Turning to the UAW’s lawyer, Judge Lawson asked:

THE COURT: Mr. Griffin, are you able to provide any information on that?

MR. GRIFFIN: Your Honor, I’m not at this point.

Later, Lawson asked Lee if he knew, who responded affirmatively, stating, “those tend to happen in large mass meetings where ballots are distributed at union halls. That would be a very easy and reasonable remedy, which this court could adopt here.”

In his ruling the next day, Lawson acknowledged that Lehman’s “grievances certainly are serious and should cause concern that a less-than fulsome response from the membership may portend election results that are not genuinely representative of the will of the voters.”

However, the judge nevertheless dismissed the suit, siding with the absurd arguments of the UAW and the monitor that Lehman did not have “standing,” and that he could only bring his complaint after the election before US Labor Secretary Marty Walsh—an individual who appeared at the UAW convention this summer and thanked current UAW President Ray Curry for his “friendship.”

Viewed in light of Judge Lawson’s ruling, the transcript of the hearing provides further confirmation of the WSWS’s characterization of the decision as a judicial travesty. Despite making clear that he was well aware that the voting process overseen by the corrupt UAW apparatus “may portend election results that are not genuinely representative of the will of the voters,” Lawson ruled in the bureaucracy’s favor based on the narrowest legal-technical grounds, refusing to take the actions necessary to ensure workers’ democratic rights were respected.

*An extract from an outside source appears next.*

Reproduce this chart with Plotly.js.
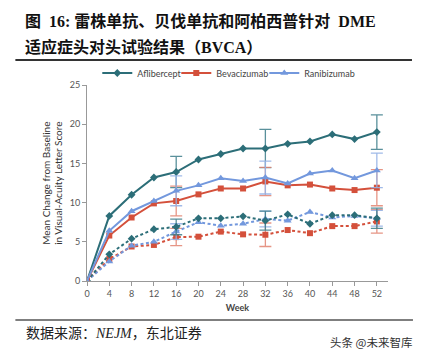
<!DOCTYPE html>
<html>
<head>
<meta charset="utf-8">
<script src="https://cdn.plot.ly/plotly-3.0.1.min.js"></script>
<style>html,body{margin:0;padding:0;background:#fff;}#chart{width:425px;height:356px;}</style>
</head>
<body>
<div id="chart"></div>
<script>
// ---- data ----
var weeks = [0, 4, 8, 12, 16, 20, 24, 28, 32, 36, 40, 44, 48, 52];
var afliberceptAll   = [0, 8.3, 11.0, 13.2, 13.9, 15.5, 16.2, 16.9, 16.9, 17.5, 17.8, 18.7, 18.1, 19.0];
var bevacizumabAll   = [0, 5.8, 8.1, 9.9, 10.2, 11.05, 11.8, 11.8, 12.7, 12.2, 12.3, 11.8, 11.6, 11.9];
var ranibizumabAll   = [0, 6.4, 8.9, 10.2, 11.5, 12.2, 13.1, 12.75, 13.2, 12.45, 13.7, 14.1, 13.1, 14.1];
var afliberceptSub   = [0, 3.4, 5.4, 6.6, 6.9, 8.0, 8.0, 8.25, 7.7, 8.5, 7.3, 8.4, 8.4, 8.0];
var bevacizumabSub   = [0, 2.8, 4.4, 4.6, 5.6, 5.65, 6.3, 5.95, 5.9, 6.5, 6.1, 7.0, 7.0, 7.6];
var ranibizumabSub   = [0, 2.5, 4.5, 5.0, 6.3, 7.5, 7.05, 7.3, 7.9, 7.7, 8.8, 8.1, 8.3, 8.0];
var errorWeeks       = [16, 32, 52];
var afliberceptAllErr = [2.0, 2.45, 2.2];
var bevacizumabAllErr = [1.9, 1.8, 2.3];
var ranibizumabAllErr = [1.9, 2.1, 2.2];
var afliberceptSubErr = [1.0, 1.2, 1.3];
var bevacizumabSubErr = [1.1, 1.5, 1.5];
var ranibizumabSubErr = [1.0, 1.0, 1.0];
var seriesNames = ['Aflibercept', 'Bevacizumab', 'Ranibizumab'];
var yTicks = [0, 5, 10, 15, 20, 25];
var yTitleLines = ['Mean Change from Baseline', 'in Visual-Acuity Letter Score'];

// ---- styles ----
var colTeal = '#2c6e78', colRed = '#d4503b', colBlue = '#7398dd';
var errTeal = 'rgba(60,125,138,0.85)', errRed = 'rgba(226,130,112,0.85)', errBlue = 'rgba(150,178,230,0.9)';

function errArray(errs) {
  return weeks.map(function (w) {
    var i = errorWeeks.indexOf(w);
    return i >= 0 ? errs[i] : NaN;
  });
}

function trace(y, errs, name, color, ecolor, symbol, msize, dashed, legend) {
  return {
    x: weeks, y: y, type: 'scatter', mode: 'lines+markers', name: name,
    showlegend: legend,
    line: {color: color, width: 2, dash: dashed ? '3px,2.5px' : 'solid'},
    marker: {color: color, symbol: symbol, size: msize},
    error_y: {type: 'data', array: errArray(errs), visible: true, color: ecolor, thickness: 1.3, width: 6},
    hoverinfo: 'x+y'
  };
}

var data = [
  trace(bevacizumabSub, bevacizumabSubErr, seriesNames[1], colRed, errRed, 'square', 6, true, false),
  trace(ranibizumabSub, ranibizumabSubErr, seriesNames[2], colBlue, errBlue, 'triangle-up', 7, true, false),
  trace(afliberceptSub, afliberceptSubErr, seriesNames[0], colTeal, errTeal, 'diamond', 6, true, false),
  trace(afliberceptAll, afliberceptAllErr, seriesNames[0], colTeal, errTeal, 'diamond', 6, false, true),
  trace(bevacizumabAll, bevacizumabAllErr, seriesNames[1], colRed, errRed, 'square', 6, false, true),
  trace(ranibizumabAll, ranibizumabAllErr, seriesNames[2], colBlue, errBlue, 'triangle-up', 7, false, true)
];
data[3].legendrank = 1; data[4].legendrank = 2; data[5].legendrank = 3;
data[3].legendwidth = 34; data[4].legendwidth = 43; data[5].legendwidth = 55;

var L = 86.7, R = 388, T = 85, B = 281, W = 425, H = 356;
function px(x) { return (x - L) / (R - L); }
function py(y) { return (B - y) / (B - T); }

var sansFont = 'Lato, "Open Sans", "Noto Sans", sans-serif';
var titleFont = '"Liberation Serif", "Noto Sans CJK SC", serif';

var layout = {
  width: W, height: H,
  margin: {l: L, r: W - R, t: T, b: H - B, pad: 0},
  paper_bgcolor: '#fff', plot_bgcolor: '#fff',
  font: {family: sansFont, size: 9, color: '#444'},
  showlegend: true,
  legend: {orientation: 'h', x: px(97), xanchor: 'left', y: py(73), yanchor: 'middle',
           font: {family: sansFont, size: 9, color: '#444'}, itemwidth: 30, traceorder: 'normal',
           bgcolor: 'rgba(0,0,0,0)', borderwidth: 0},
  xaxis: {
    range: [0, 54], tickvals: weeks, ticktext: weeks.map(String), showgrid: false, zeroline: false,
    showline: true, linecolor: '#999', linewidth: 1, ticks: 'outside', ticklen: 4, tickcolor: '#999',
    tickfont: {family: sansFont, size: 9, color: '#555'},
    title: {text: '<b>Week</b>', font: {family: sansFont, size: 9, color: '#444'}, standoff: 6}
  },
  yaxis: {
    range: [0, 25], tickvals: yTicks, showgrid: false, zeroline: false,
    showline: true, linecolor: '#999', linewidth: 1, ticks: 'outside', ticklen: 4, tickcolor: '#999',
    tickfont: {family: sansFont, size: 9, color: '#555'}
  },
  shapes: [
    {type: 'line', xref: 'paper', yref: 'paper', x0: px(15), x1: px(412), y0: py(60), y1: py(60), line: {color: '#333', width: 2}},
    {type: 'line', xref: 'paper', yref: 'paper', x0: px(15), x1: px(413), y0: py(320), y1: py(320), line: {color: '#555', width: 1.5}}
  ],
  annotations: [
    {xref: 'paper', yref: 'paper', x: px(45), y: py(183.5), xanchor: 'center', yanchor: 'middle', showarrow: false,
     textangle: -90, text: yTitleLines[0], font: {family: sansFont, size: 10, color: '#333'}},
    {xref: 'paper', yref: 'paper', x: px(57), y: py(183.5), xanchor: 'center', yanchor: 'middle', showarrow: false,
     textangle: -90, text: yTitleLines[1], font: {family: sansFont, size: 10, color: '#333'}},
    {xref: 'paper', yref: 'paper', x: px(23), y: py(21.5), xanchor: 'left', yanchor: 'middle', showarrow: false,
     text: '<b>图&nbsp;&nbsp;16:&nbsp;雷株单抗、贝伐单抗和阿柏西普针对&nbsp;&nbsp;DME</b>', font: {family: titleFont, size: 16, color: '#111'}},
    {xref: 'paper', yref: 'paper', x: px(23), y: py(46.5), xanchor: 'left', yanchor: 'middle', showarrow: false,
     text: '<b>适应症头对头试验结果（BVCA）</b>', font: {family: titleFont, size: 16, color: '#111'}},
    {xref: 'paper', yref: 'paper', x: px(24), y: py(333), xanchor: 'left', yanchor: 'middle', showarrow: false,
     text: '数据来源：<i>NEJM</i>，东北证券', font: {family: titleFont, size: 14, color: '#222'}},
    {xref: 'paper', yref: 'paper', x: px(414), y: py(342), xanchor: 'right', yanchor: 'middle', showarrow: false,
     text: '头条 @未来智库', font: {family: '"Noto Sans CJK SC", sans-serif', size: 11.5, color: '#333'}}
  ]
};

Plotly.newPlot('chart', data, layout, {displayModeBar: false, staticPlot: true});
</script>
</body>
</html>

As Joseph Kishore and David North wrote in a Perspective column following the decision:

The apparatus succeeded in preventing an extension of the deadline, but it will prove a pyrrhic victory. Ray Curry and his fellow apparatchiks will discover that convincing a capitalist judge to rule in their favor is not the same as overcoming the distrust and hostility of hundreds of thousands of workers.

Not only is there enormous support for Lehman among rank-and-file workers who were able to vote, but the election campaign has set into motion a process that the apparatus will be unable to control.